My thirst is slaked. Instead of an emotional catharthis, I merely have a fabulous time at a dance. It shows, unlike on the faces of so many of the dancers. "You look like you’re having fun," my partners often say, which is code for, my, you’re expressing yourself rather broadly. "Really? I thought I was hiding it," I answer.

There are about four people I’m trying to arrange things with, and nothing is going according to plan. This, though, is the general plan in Ireland. People are unavailable, can’t be reached, connections are missed. It’s the way things happen here. I respond by slowing my life down, wandering down roads without any particular destination during the day. I’m learning to live on Irish time, whereupon no social or music activity begins before 10pm. Rather, nothing is scheduled to begin until 10pm, which is a different thing entirely from when anything actually starts. This is not natural for a morning person like myself. My solution is a bifurcated sleeping rhythm. A deep nap upon check-in, then up until half-one like the rest of the country. I am learning, fitfully, to live a little less scheduled life, to not have a plan. Eventually, I meet the people I need to meet, and things happen on their own schedule. Or they don’t.
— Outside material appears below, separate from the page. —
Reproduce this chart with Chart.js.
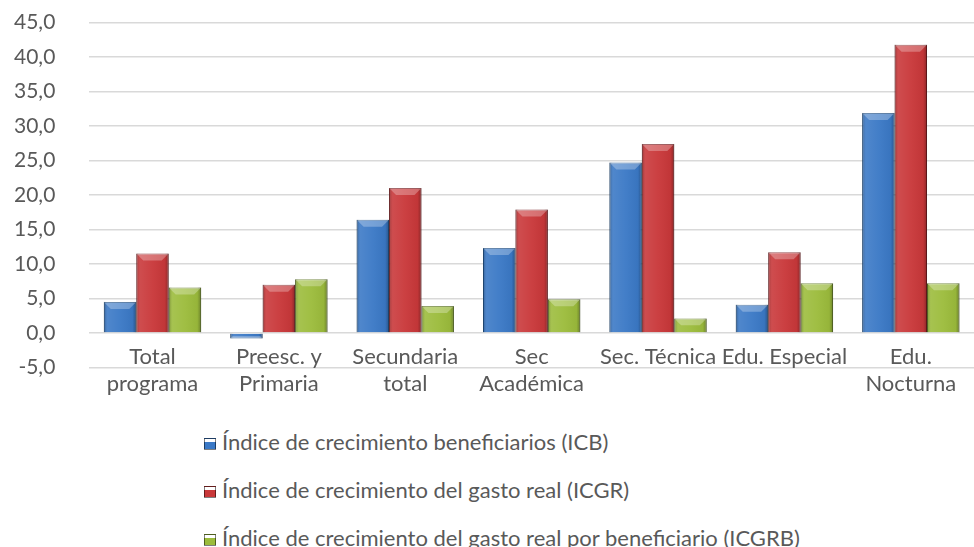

The weather is aiding this effort. I understand that it is making headlines back home. This is never a good sign. It does not seem so bad from this vantage. I take refuge in teashops during the deluges, and I see lots of rainbows. It’s not a bad life.

4 February 2002
Ennis, County Clare

PS. Ireland walloped Wales’ butt 54 to 10 on Sunday. My understanding of rugby now is that it is an unremitting series of tackles and brawls. Player are carted off the field at regular intervals. There appears to be nothing to interrupt the carnage—the ball is always in motion, the men are always in one pileup or another. A fan insisted to me that rugby fans are the most peaceable of sports fanatics, as all their violent impulses get expunged on the field of play. According to this theory, soccer hooliganism results from those frustrating nil-nil contests where no one cracks open an opponent’s head. The fans are just acting out what they wish they had witnessed on the field of play. I suppose extending this logic would make the Quakers the natural sponsor of the WWF franchise.